The Lamp Post Motel
by Joe Gold
Review by Carolyn Frank
Dailey Swan Publishing PB ISBN/ITEM#: 0977367681
Date: August 2006 / Show Official Info /
Elmo Skinner, a nerdy solitary man, owns and manages the Lamp Post Motel, a low-rent structure located adjacent to the Tucson air force base. Noticeable mainly for a magnificent Victorian style lamp post outside the front, the motel caters to bottom-of-the-line travelers, air force and other local types stopping by for quickies, and a handful of longterm losers. Having lost the few people he once loved, Elmo has taken refuge behind a set of computer eyes that monitor the goings on in the motel. Focusing on those rooms where the sexual antics are potentially the most intriguing, Elmo has made a relatively mindless life out of watching and taping and capturing statistics.
Out in the Mexican desert on a quiet clear night, Thea Nikolas spots something just barely visible at the edge of the infrared spectrum, and ends up getting badly attacked by two passing-by Mexicans. Loretta Lipps, a hooker who lives at the Lamp Post Motel finds Thea. Loretta brings her back to recover physically, but Thea is far too broken mentally for this to occur.
The something that Thea almost spotted is a space/time ship, bringing two graduate students from Saturn's University of the Rings 2,000 years in the future here to conduct an anthropological field study. Xaq and Yot are not the best and the brightest, and did not do the greatest job of preparing themselves for their week on the ancient world. But they are adaptable and follow the first person they see, Thea, back to the Lamp Post Motel.
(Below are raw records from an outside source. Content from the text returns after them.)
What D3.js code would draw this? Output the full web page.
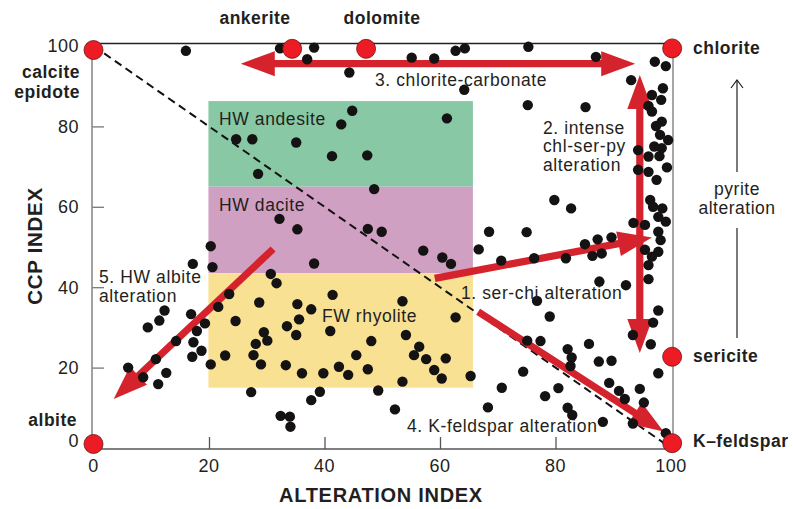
<!DOCTYPE html>
<html>
<head>
<meta charset="utf-8">
<script src="https://cdn.jsdelivr.net/npm/d3@7"></script>
<style>
  html, body { margin: 0; padding: 0; background: #fff; }
  svg { display: block; font-family: "Liberation Sans", Arial, Helvetica, sans-serif; }
</style>
</head>
<body>
<svg id="chart" width="793" height="509"></svg>
<script>
// Alteration box plot: alteration index (AI) against chlorite-carbonate-pyrite index (CCP)

const xTicks = [0, 20, 40, 60, 80, 100];
const yTicks = [0, 20, 40, 60, 80, 100];

// samples as [AI, CCP]
const samples = [
  [16.0,98.8],[24.7,76.8],[27.5,76.8],[28.5,68.2],[32.3,99.4],[38.2,99.6],[37.0,96.7],[44.3,93.4],
  [55.1,97.1],[59.0,96.9],[62.7,98.8],[64.3,99.4],[64.2,89.1],[44.8,83.9],[42.9,80.5],[61.2,82.0],
  [35.1,76.0],[41.3,72.6],[47.4,72.8],[75.3,99.8],[87.0,97.3],[75.2,85.3],[85.2,84.8],[97.2,96.1],
  [99.1,95.0],[93.1,91.5],
  [98.6,89.5],[96.7,87.8],[98.3,86.6],[96.1,85.1],[96.7,83.7],[98.4,81.2],[97.4,80.1],[98.1,77.9],
  [99.5,76.6],[97.1,75.0],[98.4,74.6],[94.3,74.1],[96.1,72.5],[98.0,72.6],[99.3,69.8],[96.1,68.7],
  [94.3,69.2],[97.5,66.7],[96.4,61.7],[96.9,60.0],[98.5,59.6],[97.8,57.5],[99.1,56.3],[95.5,55.5],
  [93.5,56.0],[97.8,53.8],[98.2,51.7],[95.5,49.3],[97.8,48.8],[96.7,47.6],[96.1,45.5],[96.1,42.0],
  [79.8,61.7],[82.7,59.6],[85.1,50.7],[87.3,51.9],[89.7,52.4],[81.8,47.2],[86.4,47.8],[88.0,48.4],
  [87.6,41.4],[92.2,40.5],
  [49.9,53.8],[57.1,49.1],[60.4,47.4],[61.9,45.8],[68.5,53.8],[75.0,53.7],[66.7,49.4],[70.6,46.6],
  [76.3,47.2],[53.5,36.5],[62.7,32.5],[76.8,36.6],[79.0,32.7],[48.6,64.4],[35.3,54.4],[47.5,54.5],
  [38.2,45.9],[32.2,57.0],
  [20.3,50.2],[17.2,45.8],[20.6,45.0],[30.7,43.3],[31.7,41.0],[23.5,38.3],[28.7,36.2],[21.6,35.1],
  [12.3,34.2],[16.9,33.3],[11.4,31.7],[24.6,31.6],[9.4,30.0],[19.3,31.0],[17.9,29.1],[14.3,26.6],
  [17.3,26.3],[18.7,24.2],[17.1,22.7],[10.8,22.1],[6.0,20.0],[8.6,17.6],[12.6,18.7],[11.2,15.9],
  [29.5,28.8],[30.1,26.7],[28.1,25.9],[33.5,30.3],[22.8,23.0],[27.7,23.1],[29.0,20.8],[20.3,20.8],
  [33.3,20.6],[27.3,13.9],[32.4,8.0],[34.0,7.8],[34.1,5.3],
  [41.4,38.1],[35.3,35.8],[37.7,34.5],[35.6,32.0],[35.1,28.1],[41.0,29.1],[54.1,28.1],[48.1,26.6],
  [56.4,25.2],[55.5,23.1],[57.6,22.1],[61.0,22.3],[45.5,23.1],[36.1,18.6],[39.8,18.6],[42.5,20.2],
  [44.1,18.2],[47.5,19.6],[59.0,19.4],[60.3,17.3],[53.5,16.5],[65.3,17.9],[39.2,14.0],[37.7,11.9],
  [49.3,14.3],[52.2,9.6],
  [75.1,26.7],[77.4,26.6],[74.4,19.0],[70.7,15.0],[78.2,12.9],[68.3,10.1],[97.8,34.2],[96.9,31.2],
  [93.4,28.1],[96.5,25.8],[82.1,24.6],[82.8,22.5],[82.6,20.4],[85.8,25.9],[87.5,21.5],[89.7,21.7],
  [97.8,18.6],[89.3,16.2],[91.0,14.2],[92.0,12.2],[94.6,14.7],[95.3,11.3],[80.5,14.9],[82.1,10.0],
  [82.9,8.2],[88.2,6.5],[93.4,6.1],[99.1,3.7]
];

// lithology fields: [AI min, AI max, CCP min, CCP max]
const zoneNames  = ["HW andesite", "HW dacite", "FW rhyolite"];
const zoneBounds = [[19.9, 65.7, 65.0, 86.3], [19.9, 65.7, 43.5, 65.0], [19.9, 65.7, 15.0, 43.5]];
const zoneColors = ["#88c8a5", "#d0a0c2", "#f9e193"];

// mineral end-members on the frame
const mineralAI  = [0, 34.4, 47.2, 100.2, 100.2, 100.2, 0];
const mineralCCP = [99.0, 99.3, 99.3, 99.4, 22.7, 1.2, 1.0];

// alteration trends: start [AI, CCP], end [AI, CCP], double-headed?
const trendFrom = [[59.1, 42.2], [94.6, 23.6], [25.5, 95.6], [66.6, 33.9], [31.1, 49.5]];
const trendTo   = [[96.7, 52.4], [94.6, 92.8], [93.8, 95.6], [98.7, 4.1], [3.5, 12.2]];
const trendBoth = [false, true, true, false, false];

// ---- layout ----
const svg = d3.select("#chart");
const frame = { left: 92, right: 673, top: 43.5, bottom: 449 };
const x = d3.scaleLinear().domain([0, 100]).range([93.5, 671]);
const y = d3.scaleLinear().domain([0, 100]).range([448, 46]);

const INK = "#231f20";
const RED = "#d4232c";

svg.append("rect").attr("width", 793).attr("height", 509).attr("fill", "#fff");

// lithology fields
svg.append("g").selectAll("rect").data(zoneBounds).join("rect")
  .attr("x", d => x(d[0])).attr("width", d => x(d[1]) - x(d[0]))
  .attr("y", d => y(d[3])).attr("height", d => y(d[2]) - y(d[3]))
  .attr("fill", (d, i) => zoneColors[i]);

// frame
svg.append("line").attr("x1", frame.left).attr("x2", frame.right).attr("y1", frame.top).attr("y2", frame.top)
  .attr("stroke", "#222").attr("stroke-width", 1.3);
svg.append("line").attr("x1", frame.right).attr("x2", frame.right).attr("y1", frame.top).attr("y2", frame.bottom)
  .attr("stroke", "#777").attr("stroke-width", 1.3);

// axes with inward ticks
const yAxis = d3.axisLeft(y).tickValues([20, 40, 60, 80]).tickSize(-12).tickFormat("");
const gy = svg.append("g").attr("transform", `translate(${frame.left},0)`).call(yAxis);
gy.select(".domain").remove();
gy.selectAll(".tick line").attr("stroke", "#777").attr("stroke-width", 1.3);
svg.append("line").attr("x1", frame.left).attr("x2", frame.left).attr("y1", frame.top).attr("y2", frame.bottom)
  .attr("stroke", "#8a8a8a").attr("stroke-width", 1.6);

const xAxis = d3.axisBottom(x).tickValues([20, 40, 60, 80]).tickSize(-12).tickFormat("");
const gx = svg.append("g").attr("transform", `translate(0,${frame.bottom})`).call(xAxis);
gx.select(".domain").remove();
gx.selectAll(".tick line").attr("stroke", "#555").attr("stroke-width", 1.3);
svg.append("line").attr("x1", frame.left).attr("x2", frame.right).attr("y1", frame.bottom).attr("y2", frame.bottom)
  .attr("stroke", "#555").attr("stroke-width", 1.6);

// tick labels
svg.append("g").selectAll("text").data(yTicks).join("text")
  .attr("x", 79).attr("y", d => y(d) + 6.3 - (d === 0 ? 7 : 0))
  .attr("text-anchor", "end").attr("font-size", 18).attr("letter-spacing", 0.5).attr("fill", INK)
  .text(d => d);
svg.append("g").selectAll("text").data(xTicks).join("text")
  .attr("x", d => x(d)).attr("y", 472)
  .attr("text-anchor", "middle").attr("font-size", 18).attr("letter-spacing", 0.5).attr("fill", INK)
  .text(d => d);

// axis titles
svg.append("text").attr("transform", "translate(42,246) rotate(-90)")
  .attr("text-anchor", "middle").attr("font-size", 20.5).attr("font-weight", "bold")
  .attr("letter-spacing", 0.7).attr("fill", INK).text("CCP INDEX");
svg.append("text").attr("x", 381).attr("y", 502)
  .attr("text-anchor", "middle").attr("font-size", 20).attr("font-weight", "bold")
  .attr("letter-spacing", 0.7).attr("fill", INK).text("ALTERATION INDEX");

// field names
const zoneLabelPos = [[219, 125], [219, 211], [322, 322]];
svg.append("g").selectAll("text").data(zoneNames).join("text")
  .attr("x", (d, i) => zoneLabelPos[i][0]).attr("y", (d, i) => zoneLabelPos[i][1])
  .attr("font-size", 17.5).attr("letter-spacing", 0.6).attr("fill", INK).text(d => d);

// diagonal reference line
svg.append("line")
  .attr("x1", x(0)).attr("y1", y(100)).attr("x2", x(100)).attr("y2", y(0))
  .attr("stroke", "#111").attr("stroke-width", 2).attr("stroke-dasharray", "8,5");

// alteration trend arrows
function arrowPath(p0, p1, both) {
  const x0 = x(p0[0]), y0 = y(p0[1]), x1 = x(p1[0]), y1 = y(p1[1]);
  const dx = x1 - x0, dy = y1 - y0, L = Math.hypot(dx, dy);
  const ux = dx / L, uy = dy / L, nx = -uy, ny = ux;
  const hl = 34, hw = 12.5, sw = 3.6;
  const P = (s, t) => [x0 + ux * s + nx * t, y0 + uy * s + ny * t];
  const pts = both
    ? [P(0, 0), P(hl, hw), P(hl, sw), P(L - hl, sw), P(L - hl, hw), P(L, 0),
       P(L - hl, -hw), P(L - hl, -sw), P(hl, -sw), P(hl, -hw)]
    : [P(0, sw), P(L - hl, sw), P(L - hl, hw), P(L, 0), P(L - hl, -hw), P(L - hl, -sw), P(0, -sw)];
  return "M" + pts.map(p => p[0].toFixed(1) + "," + p[1].toFixed(1)).join("L") + "Z";
}
svg.append("g").selectAll("path").data(trendFrom).join("path")
  .attr("d", (d, i) => arrowPath(d, trendTo[i], trendBoth[i]))
  .attr("fill", RED);

// samples
svg.append("g").selectAll("circle").data(samples).join("circle")
  .attr("cx", d => x(d[0])).attr("cy", d => y(d[1])).attr("r", 5.2)
  .attr("fill", "#141212");

// trend captions
const captions = [
  { lines: ["1. ser-chi alteration"], x: 461, y: 298.5 },
  { lines: ["2. intense", "chl-ser-py", "alteration"], x: 543, y: 133.5 },
  { lines: ["3. chlorite-carbonate"], x: 375, y: 85.5 },
  { lines: ["4. K-feldspar alteration"], x: 407, y: 432 },
  { lines: ["5. HW albite", "alteration"], x: 99, y: 283 }
];
captions.forEach(c => {
  const t = svg.append("text").attr("font-size", 17.5).attr("letter-spacing", 0.6).attr("fill", INK);
  c.lines.forEach((s, k) => t.append("tspan").attr("x", c.x).attr("y", c.y + k * 18.6).text(s));
});

// end-member markers
svg.append("g").selectAll("circle").data(mineralAI).join("circle")
  .attr("cx", d => x(d)).attr("cy", (d, i) => y(mineralCCP[i])).attr("r", 9.5)
  .attr("fill", "#ed1c24").attr("stroke", "#6b1214").attr("stroke-width", 0.8);

// end-member names
const mineralLabels = [
  { lines: ["calcite", "epidote"], x: 80, y: 78, anchor: "end" },
  { lines: ["ankerite"], x: 255, y: 24, anchor: "middle" },
  { lines: ["dolomite"], x: 382, y: 24, anchor: "middle" },
  { lines: ["chlorite"], x: 693, y: 54, anchor: "start" },
  { lines: ["sericite"], x: 693, y: 362, anchor: "start" },
  { lines: ["K–feldspar"], x: 693, y: 447, anchor: "start" },
  { lines: ["albite"], x: 77, y: 426, anchor: "end" }
];
mineralLabels.forEach(m => {
  const t = svg.append("text").attr("font-size", 17.5).attr("font-weight", "bold")
    .attr("letter-spacing", 0.5).attr("fill", INK).attr("text-anchor", m.anchor);
  m.lines.forEach((s, k) => t.append("tspan").attr("x", m.x).attr("y", m.y + k * 20).text(s));
});

// pyrite alteration direction
const py = svg.append("g").attr("stroke", INK).attr("stroke-width", 1.2).attr("fill", "none");
py.append("line").attr("x1", 737).attr("x2", 737).attr("y1", 80).attr("y2", 172);
py.append("path").attr("d", "M731,88L737,80L743,88");
py.append("line").attr("x1", 737).attr("x2", 737).attr("y1", 228).attr("y2", 338);
const pt = svg.append("text").attr("font-size", 17.5).attr("letter-spacing", 0.5)
  .attr("fill", INK).attr("text-anchor", "middle");
pt.append("tspan").attr("x", 737).attr("y", 195).text("pyrite");
pt.append("tspan").attr("x", 737).attr("y", 214).text("alteration");
</script>
</body>
</html>
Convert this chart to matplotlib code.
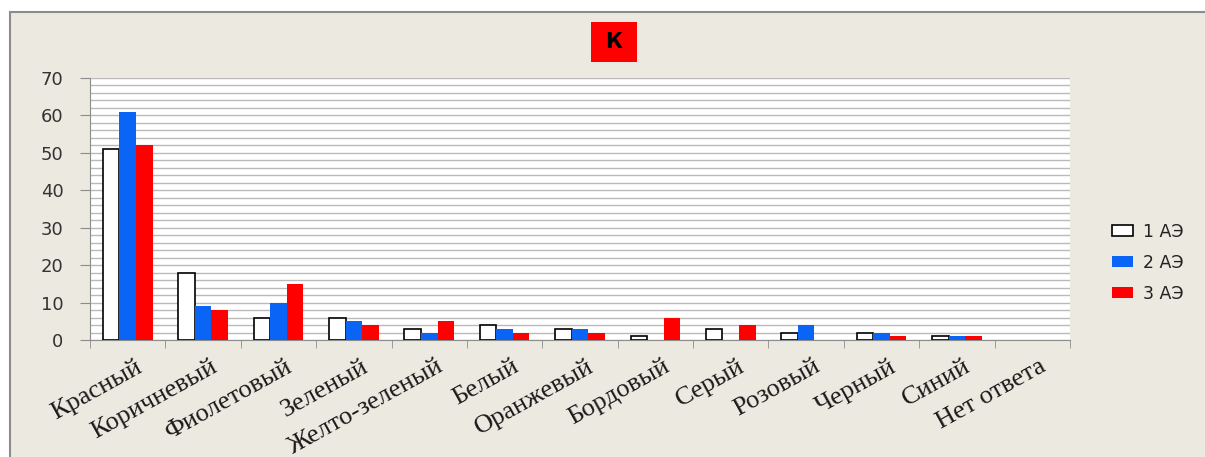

These aliens are the epitome of the worst breed of graduate students anywhere, self-centered, heedless of the cultural mindsets of others, thoughtlessly cruel in small matters but occasionally capable of acts of compassion. Making them aliens from the future is primarily done to provide them with some unearthly skills and technological toys for advancing the plot – and to limit them to impacting only a small bit of our planet for a short period of time. However the aliens' impact on the two broken people, Elmo and Thea, may end up saving them.
It may be cold outside here, but the scorching heat of a Tucson summer keeps this story hurdling along to a rather surprising, but certainly in line with the underlying premises, ending. Well written, with believable characters and credible aliens/alien technology, this book is science fiction for those who dislike endless space battles and prefer a deftly written novel about internal human conflicts and their resolutions.